Material -

++++

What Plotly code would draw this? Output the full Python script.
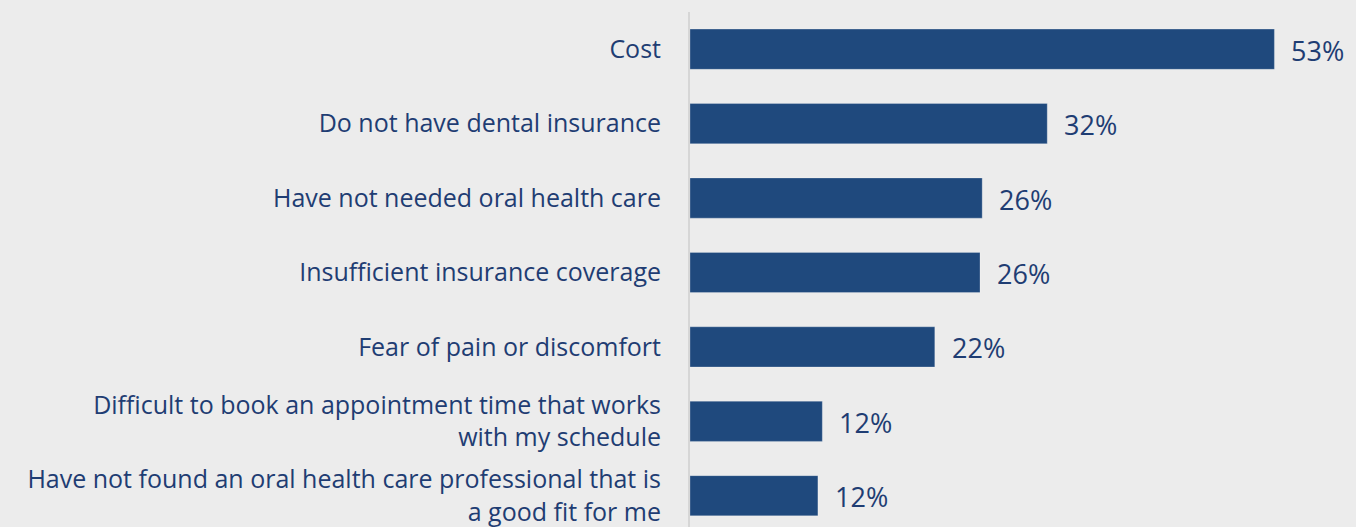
import plotly.graph_objects as go

categories = [
    "Cost",
    "Do not have dental insurance",
    "Have not needed oral health care",
    "Insufficient insurance coverage",
    "Fear of pain or discomfort",
    "Difficult to book an appointment time that works<br>with my schedule",
    "Have not found an oral health care professional that is<br>a good fit for me",
]
values = [53.0, 32.4, 26.5, 26.3, 22.2, 12.0, 11.6]
value_labels = ["53%", "32%", "26%", "26%", "22%", "12%", "12%"]

BG = "#ececec"
BAR = "#1f497d"
TXT = "#1f3d73"

fig = go.Figure()
fig.add_trace(go.Bar(
    x=values, y=categories, orientation="h",
    width=0.54,
    marker=dict(color=BAR, line=dict(color="rgba(255,255,255,0.25)", width=1)),
    hoverinfo="skip",
))

for v, c, t in zip(values, categories, value_labels):
    fig.add_annotation(x=v, y=c, text=t, xanchor="left", yanchor="middle",
                       xshift=15, yshift=-1, showarrow=False,
                       font=dict(family="Open Sans", size=27, color=TXT))

fig.update_layout(
    width=1356, height=527,
    margin=dict(l=690, r=0, t=12, b=0),
    paper_bgcolor=BG, plot_bgcolor=BG,
    showlegend=False,
    bargap=0.46,
    font=dict(family="Open Sans", color=TXT),
)
fig.update_xaxes(range=[0, 60.4], showgrid=False, zeroline=False,
                 showticklabels=False, showline=False, fixedrange=True)
fig.update_yaxes(type="category", categoryorder="array", categoryarray=categories,
                 range=[6.42, -0.5], showgrid=False, zeroline=False,
                 showline=True, linecolor="#d6d6d6", linewidth=2,
                 ticks="", ticklabelstandoff=22,
                 tickfont=dict(family="Open Sans", size=25, color=TXT))

fig.write_html("out.html")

++++

Task to complete - Each line above is to be copied verbatim. Drop any image from the copy.

Task result -
What Plotly code would draw this? Output the full Python script.
import plotly.graph_objects as go

categories = [
    "Cost",
    "Do not have dental insurance",
    "Have not needed oral health care",
    "Insufficient insurance coverage",
    "Fear of pain or discomfort",
    "Difficult to book an appointment time that works<br>with my schedule",
    "Have not found an oral health care professional that is<br>a good fit for me",
]
values = [53.0, 32.4, 26.5, 26.3, 22.2, 12.0, 11.6]
value_labels = ["53%", "32%", "26%", "26%", "22%", "12%", "12%"]

BG = "#ececec"
BAR = "#1f497d"
TXT = "#1f3d73"

fig = go.Figure()
fig.add_trace(go.Bar(
    x=values, y=categories, orientation="h",
    width=0.54,
    marker=dict(color=BAR, line=dict(color="rgba(255,255,255,0.25)", width=1)),
    hoverinfo="skip",
))

for v, c, t in zip(values, categories, value_labels):
    fig.add_annotation(x=v, y=c, text=t, xanchor="left", yanchor="middle",
                       xshift=15, yshift=-1, showarrow=False,
                       font=dict(family="Open Sans", size=27, color=TXT))

fig.update_layout(
    width=1356, height=527,
    margin=dict(l=690, r=0, t=12, b=0),
    paper_bgcolor=BG, plot_bgcolor=BG,
    showlegend=False,
    bargap=0.46,
    font=dict(family="Open Sans", color=TXT),
)
fig.update_xaxes(range=[0, 60.4], showgrid=False, zeroline=False,
                 showticklabels=False, showline=False, fixedrange=True)
fig.update_yaxes(type="category", categoryorder="array", categoryarray=categories,
                 range=[6.42, -0.5], showgrid=False, zeroline=False,
                 showline=True, linecolor="#d6d6d6", linewidth=2,
                 ticks="", ticklabelstandoff=22,
                 tickfont=dict(family="Open Sans", size=25, color=TXT))

fig.write_html("out.html")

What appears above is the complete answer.